Information supplied:
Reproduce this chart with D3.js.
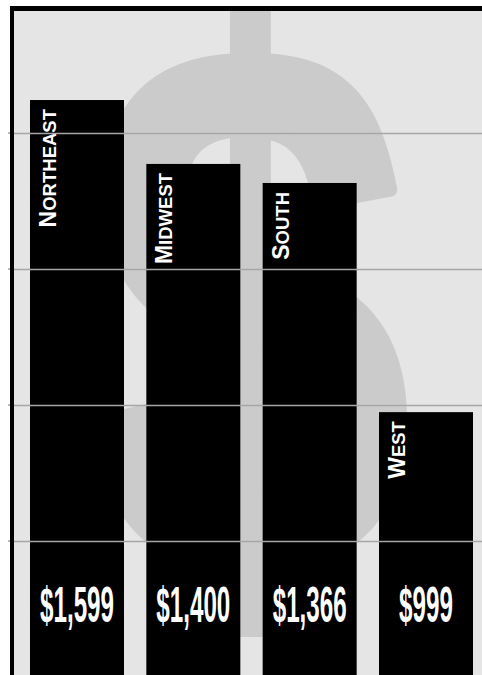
<!DOCTYPE html>
<html>
<head>
<meta charset="utf-8">
<script src="https://cdn.jsdelivr.net/npm/d3@7"></script>
<style>
  html, body { margin: 0; padding: 0; background: #ffffff; }
  svg { display: block; }
</style>
</head>
<body>
<svg id="chart" width="482" height="675"></svg>
<script>
// ---- data ----
const categories = ["Northeast", "Midwest", "South", "West"];
const valueLabels = [1599, 1400, 1366, 999];      // printed amounts
const plottedLevels = [1697, 1509, 1453, 779];     // bar heights as drawn
const gridTicks = [400, 800, 1200, 1600];

const W = 482, H = 675;
const frame = { left: 14, top: 11 };

const svg = d3.select("#chart");

svg.append("defs").append("clipPath").attr("id", "plotClip")
  .append("rect").attr("x", frame.left).attr("y", frame.top)
  .attr("width", W - frame.left).attr("height", H - frame.top);

const x = d3.scaleBand()
  .domain(categories)
  .range([14, 489])
  .paddingInner(0.192)
  .paddingOuter(0.1375);

const y = d3.scaleLinear()
  .domain([0, 1700])
  .range([677, 99]);

// background
svg.append("rect")
  .attr("x", frame.left).attr("y", frame.top)
  .attr("width", W - frame.left).attr("height", H - frame.top)
  .attr("fill", "#e5e5e5");

const plot = svg.append("g").attr("clip-path", "url(#plotClip)");

// big dollar sign (background artwork)
plot.append("text")
  .attr("transform", "translate(249,574) scale(1,1.31)")
  .attr("text-anchor", "middle")
  .attr("font-family", "Liberation Sans, Arial, sans-serif")
  .attr("font-weight", "bold")
  .attr("font-size", 580)
  .attr("fill", "#cbcbcb")
  .attr("stroke", "#cbcbcb")
  .attr("stroke-width", 10)
  .attr("stroke-linejoin", "round")
  .text("$");

// gridlines
const yAxis = d3.axisLeft(y).tickValues(gridTicks).tickSize(-(W - frame.left)).tickFormat("");
const ga = svg.append("g")
  .attr("transform", `translate(${frame.left},0)`)
  .call(yAxis);
ga.select(".domain").remove();
ga.selectAll(".tick line").attr("stroke", "#a6a6a6").attr("stroke-width", 1.5);

// little outside tick marks
svg.append("g").selectAll("line").data(gridTicks).join("line")
  .attr("x1", 8).attr("x2", 11)
  .attr("y1", d => y(d)).attr("y2", d => y(d))
  .attr("stroke", "#777").attr("stroke-width", 1);

// bars
const data = categories.map((c, i) => ({ c, v: valueLabels[i], h: plottedLevels[i] }));
plot.selectAll("rect.bar").data(data).join("rect")
  .attr("class", "bar")
  .attr("x", d => x(d.c))
  .attr("width", x.bandwidth())
  .attr("y", d => y(d.h))
  .attr("height", d => y(0) - y(d.h))
  .attr("fill", "#000");

// category labels (small caps, vertical)
const lbl = plot.selectAll("text.cat").data(data).join("text")
  .attr("class", "cat")
  .attr("transform", d => `translate(${x(d.c) + 26},${y(d.h) + 9}) rotate(-90)`)
  .attr("text-anchor", "end")
  .attr("font-family", "Liberation Sans, Arial, Helvetica, sans-serif")
  .attr("font-weight", "bold")
  .attr("fill", "#fff");
lbl.append("tspan").attr("font-size", 23).text(d => d.c[0].toUpperCase());
lbl.append("tspan").attr("font-size", 18.5).text(d => d.c.slice(1).toUpperCase());

// value labels (condensed)
const fmt = d3.format("$,");
const vals = plot.selectAll("text.val").data(data).join("text")
  .attr("class", "val")
  .attr("text-anchor", "middle")
  .attr("font-family", "Liberation Sans Narrow, Liberation Sans, Arial, sans-serif")
  .attr("font-weight", "bold")
  .attr("font-size", 30)
  .attr("fill", "#fff")
  .text(d => fmt(d.v));
const ref = vals.nodes()[0].getComputedTextLength();
const sx = 74 / ref;
vals.attr("transform", d => `translate(${x(d.c) + x.bandwidth() / 2},622) scale(${sx},${50 / 30})`);

// frame border (left and top)
svg.append("line").attr("x1", 12).attr("x2", 12).attr("y1", 6).attr("y2", H)
  .attr("stroke", "#000").attr("stroke-width", 4);
svg.append("line").attr("x1", 10).attr("x2", W).attr("y1", 8.5).attr("y2", 8.5)
  .attr("stroke", "#000").attr("stroke-width", 5);
</script>
</body>
</html>
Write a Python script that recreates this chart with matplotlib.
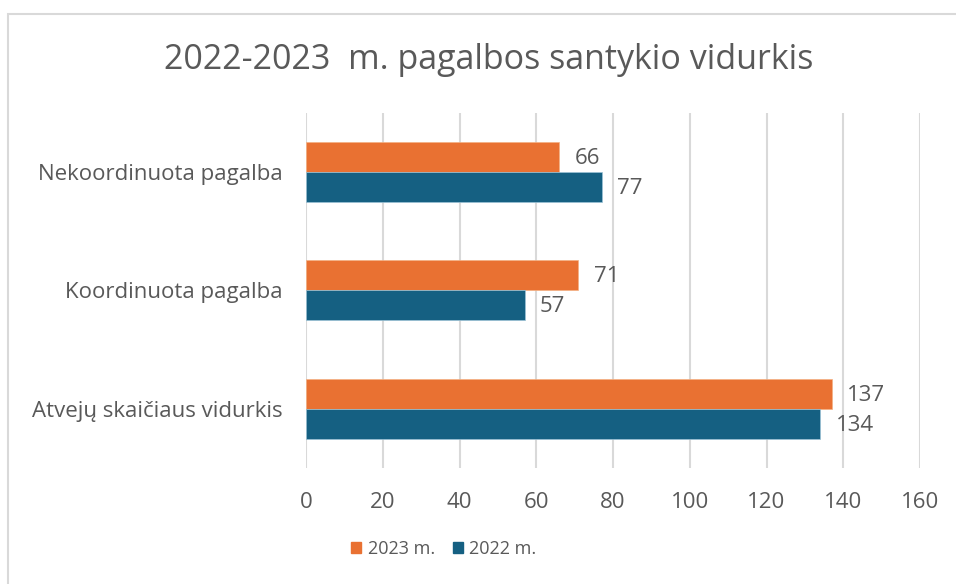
#!/usr/bin/env python3

# Horizontal grouped bar chart: 2022-2023 m. pagalbos santykio vidurkis.

import matplotlib.pyplot as plt
from matplotlib.patches import Rectangle, Patch

categories = ['Atvejų skaičiaus vidurkis', 'Koordinuota pagalba', 'Nekoordinuota pagalba']
values_2023 = [137, 71, 66]
values_2022 = [134, 57, 77]
series_names = ['2023 m.', '2022 m.']
x_ticks = [0, 20, 40, 60, 80, 100, 120, 140, 160]

ORANGE = '#E97132'
BLUE = '#156082'
GREY = '#595959'
GRID = '#D9D9D9'

plt.rcParams['font.family'] = ['Open Sans', 'DejaVu Sans']

fig = plt.figure(figsize=(9.56, 5.84), dpi=100)
ax = fig.add_axes([0.3201, 0.1986, 0.6423, 0.6083])

# chart frame, like the Excel chart border
fig.patches.append(Rectangle((8 / 956, -0.05), 1.0, 1 - 14 / 584 + 0.05,
                             transform=fig.transFigure, fill=False,
                             edgecolor='#D9D9D9', linewidth=1.5))

h = 0.253
ypos = list(range(len(categories)))
b23 = ax.barh([y + h / 2 for y in ypos], values_2023, height=h, color=ORANGE,
              edgecolor='#F4B183', linewidth=0.5, zorder=3)
b22 = ax.barh([y - h / 2 for y in ypos], values_2022, height=h, color=BLUE,
              edgecolor='#9DC3D6', linewidth=0.5, zorder=3)

for bars, vals in ((b23, values_2023), (b22, values_2022)):
    for bar, v in zip(bars, vals):
        ax.annotate(str(v), (v, bar.get_y() + bar.get_height() / 2),
                    xytext=(11, -1), textcoords='offset points',
                    ha='left', va='center', fontsize=16, color=GREY)

ax.set_xlim(0, 160)
ax.set_ylim(-0.5, len(categories) - 0.5)
ax.set_xticks(x_ticks)
ax.set_xticklabels([str(t) for t in x_ticks])
ax.set_yticks(ypos)
ax.set_yticklabels(categories)
ax.tick_params(axis='both', length=0, labelsize=16, labelcolor=GREY)
ax.tick_params(axis='x', pad=17)
ax.tick_params(axis='y', pad=16.5)
ax.grid(axis='x', color=GRID, linewidth=1.5, zorder=0)
ax.set_axisbelow(True)
for s in ax.spines.values():
    s.set_visible(False)

fig.text(489 / 956, 1 - 60 / 584, '2022-2023  m. pagalbos santykio vidurkis',
         ha='center', va='center', fontsize=24.5, color=GREY)

handles = [Patch(color=ORANGE), Patch(color=BLUE)]
fig.legend(handles, series_names, loc='center', bbox_to_anchor=(444 / 956, 1 - 549 / 584),
           ncol=2, frameon=False, labelcolor=GREY, fontsize=13,
           handlelength=0.55, handleheight=0.55, handletextpad=0.35, columnspacing=1.0)

plt.savefig('out.png', dpi=100)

What is being asked:
Take the records above from their first line through the line with "14, top: 11" and set those lines down word for word, minus the pictures.

Exercise output:
Reproduce this chart with D3.js.
<!DOCTYPE html>
<html>
<head>
<meta charset="utf-8">
<script src="https://cdn.jsdelivr.net/npm/d3@7"></script>
<style>
  html, body { margin: 0; padding: 0; background: #ffffff; }
  svg { display: block; }
</style>
</head>
<body>
<svg id="chart" width="482" height="675"></svg>
<script>
// ---- data ----
const categories = ["Northeast", "Midwest", "South", "West"];
const valueLabels = [1599, 1400, 1366, 999];      // printed amounts
const plottedLevels = [1697, 1509, 1453, 779];     // bar heights as drawn
const gridTicks = [400, 800, 1200, 1600];

const W = 482, H = 675;
const frame = { left: 14, top: 11 };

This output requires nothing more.